Leading resources include the book Sitting in the Fire: Large Group Transformation Using Conflict and Diversity by Arnold Mindell (2000), as well as the organizations National Coalition Building Institute (NCBI, www.ncbi.org), Commonway (www.commonway.org), and National Coalition for Dialogue and Deliberation (NCDD, www.thataway.org).
Working With Intuition
We believe that some of the most mysterious experiences of deep connectedness and collective wisdom in a group occur when attention is paid to building connections between group members on subtle levels of consciousness. For example, practicing meditation together can open deeper channels of connection between group members. In our experience, this practice makes subtler group dynamics more readily discernible and also helps to develop greater harmonic or empathic resonance in the group field. We have also found that when the intuitive capacities of group members are explicitly welcomed and cultivated through intuitive sensing practices, a group can experience a quantum leap in the number of powerful collective insights that emerge, and group members may experience in their lives a higher-than-usual amount of uncanny synchronicities that seem to suggest mysterious, nonlocal connections having been made with each other. Research suggests that the development of intuitive ability may play a crucial role in the development of collective consciousness and wisdom. As Robert Kenny (1999, 2004) notes, with a refined intuitive capacity, individuals may be able to directly experience their union with the interconnected wholeness of life, and directly apprehend the unspoken thoughts and feelings of others in the group, leading to levels of coordination and wisdom in group functioning that far surpass the individual capacities of its members.

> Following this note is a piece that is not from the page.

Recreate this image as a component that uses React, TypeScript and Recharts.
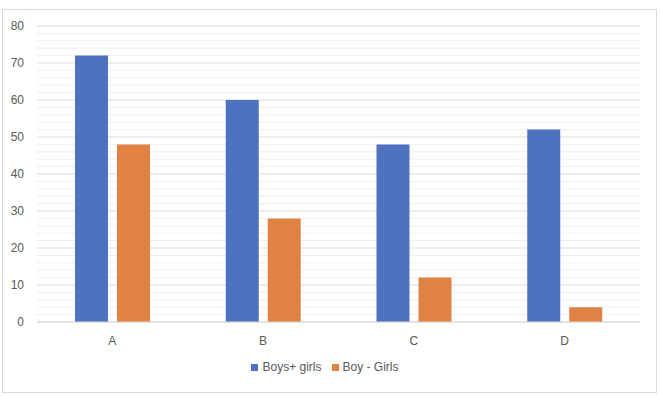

Leading resources include the books Frequency by Penney Peirce (2009) and Blessing by David Spangler (2001) as well as the Collective Wisdom Initiative (www.collectivewisdominitiative.org).
Maximizing group capacity is easiest and most rewarding when members take responsibility for their own participation (are self-responsible) and develop their own capacity as group leaders. We define a leader as anyone committed to listening to and taking action for the benefit of the whole group. Today’s professional leadership models typically stress the necessity for power-with instead of power-over relationships. The Co-Active Coaching Leadership motto is “relationship first; task second.” Collaboration and co-creation are popular terms for the crucial transition toward shared leadership. The challenge for the nominated leader of any group is to “lead from the center” of the group through developing their own facilitation, hosting, delegation, and leadership capacity-building skills.
Leading resources include Art of Facilitation, Art of Hosting artofhosting.org, and many leadership institutes including Co-Active Coaching (cti.org) and more.